Women face unique challenges both while incarcerated and after release – some of which are easy to surmise, others of which more difficult, and all of which are underpublicized. While incarcerated, women experience sexual abuse and coercion so frequently that, in a report about the epidemic of abuse in women’s prisons, Human Rights Watch states plainly “…being a woman in U.S. state prisons can be a terrifying experience.” (One must frankly question if this needed to be said aloud, as if we could not fathom how the misogyny and threat of violence women encounter in everyday life would be amplified behind bars. Women are brutalized and water is wet.) Incarcerated women also receive disciplinary action at a rate that far exceeds their male counterparts.
These woes extended beyond the prison grounds. The unemployment rate of all formerly incarcerated people in 2008 exceeded that of peak national unemployment during the Great Depression. It remains about five times higher than the unemployment rate of individuals who have never been incarcerated. Despite legislative efforts in some states to “ban the box” asking about criminal history on employment applications, discrimination against formerly incarcerated people remains a common practice. Women, particularly Black women, suffer most from this stigma in their job searches, with incarcerated women being unemployed at a rate of six to seven times more than their counterparts who have avoided incarceration. This is to say nothing about the universal challenges faced by all women in the workplace: the gender pay gap, the motherhood penalty in career advancement, America’s appalling lack of maternity leave, the inescapable burden of being perceived as less competent than male colleagues, so on, so forth. Ad nauseam.
In an America that frequently touts its (alleged) commitment to the sanctity of the family, one would also be remiss to gloss over the carceral state’s barbaric treatment of mothers and pregnant women. Three-quarters of incarcerated women are mothers, with two-thirds of these mothers having children under the age of eighteen.
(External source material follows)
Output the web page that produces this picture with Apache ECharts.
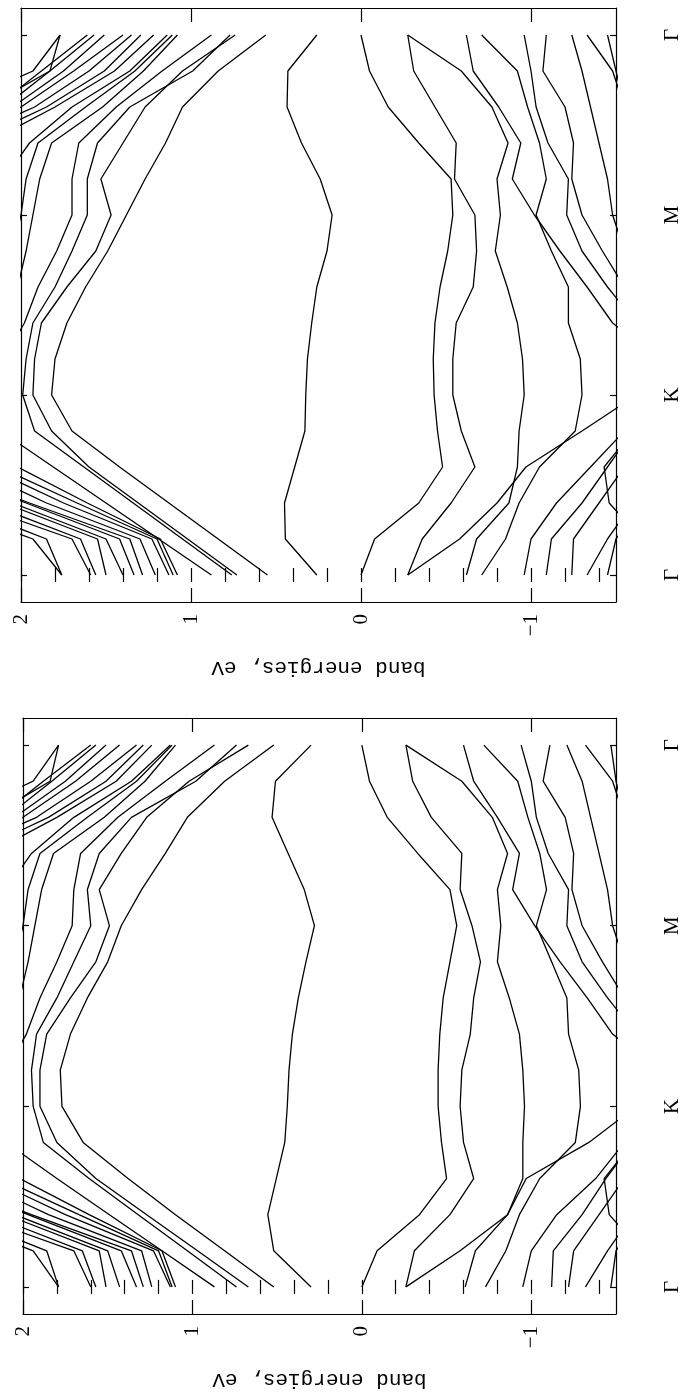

Compare this to the roughly 50% of incarcerated men who are fathers. Saying that incarceration shatters families is nothing groundbreaking. Mothers, however, are much more likely to be the sole caretakers of their children, and their incarceration generally visits more far-reaching consequences on their families. Only 18% of incarcerated mothers report sharing their children’s caretaking duties, compared to two-thirds of incarcerated fathers. When a father is incarcerated, his child will likely remain in the care of the child’s mother; when a mother is incarcerated, her child will likely be placed in the care of grandparents or, more frequently than we would like to imagine, in the nightmarish American foster care system.
This cruelty starts earlier than we should be able to fathom. Up to 9% of women in prison are pregnant at the time of their incarceration, and they will receive little to no prenatal or postnatal care. In every state except New York, these women will be separated from their newborns shortly after birth. These women will, of course, likely receive no counseling to help them manage the animal grief a mother-child separation brings – a separation that should break anyone’s heart just to consider.
The crimes of incarcerated women are real, but so is their pain. So is their humanity. Why, then, do their stories remain vanishingly rare in the modern fiction landscape? Even in crime fiction, why do we struggle to center these women?
I have my suspicions. Chief among them is this: we have been conditioned to view incarcerated people are morally black instead of morally gray, and while we abide and even occasionally enjoy morally gray women, we do not like our women morally black, even in fiction.
When I started writing this article, I searched “books about incarcerated women” in Google to see what I could find. Only works of nonfiction came up, most notably the household name book-turned-Netflix-sensation Orange Is the New Black, first published nearly fifteen years ago.
Okay, I said to myself, I’ll change up my phrasing a little. So I typed in “books about ex-felon women.” To my amusement (and frustration), this search yielded a selection of ex-convict romances – and yes, all of the ex-convicts in these books were men. Maybe this speaks to the fallibility of the Google search engine, but I would argue it also speaks to the startling lack of incarcerated women in fiction. Their stories remain all but nonexistent.
When I wrote Every Sweet Thing Is Bitter, I wanted to look the dark underbelly of female rage in the eye. For me, this meant writing about a woman whose anger went beyond sassy one-liners and being cutely labeled as “stabby.” Women are capable of violence and brutality. Women are capable of the unthinkable. It has been my experience that considering this makes people more uncomfortable than they are willing to admit, and I, for whatever deep-seated psychological reason I should probably plumb further, enjoy making people uncomfortable with my writing. So why not write about a woman who tried to murder her own mother and spent five years in prison for it?
Providence Byrd is a formerly incarcerated women – but like every other formerly and currently incarcerated woman, she is more than the consequences of her crime. She is a devoted sister and friend, a lesbian, a tattoo artist, a survivor. To understand her humanity is to understand that she is capable of violence and hungry for revenge, but also that she feels love, sorrow, joy, pain, and all the other emotions add richness to our world. Like other formerly incarcerated women, her story is layered, complicated, unconventional, and undeniably human.
Women need not be paragons of virtue to have stories worth telling.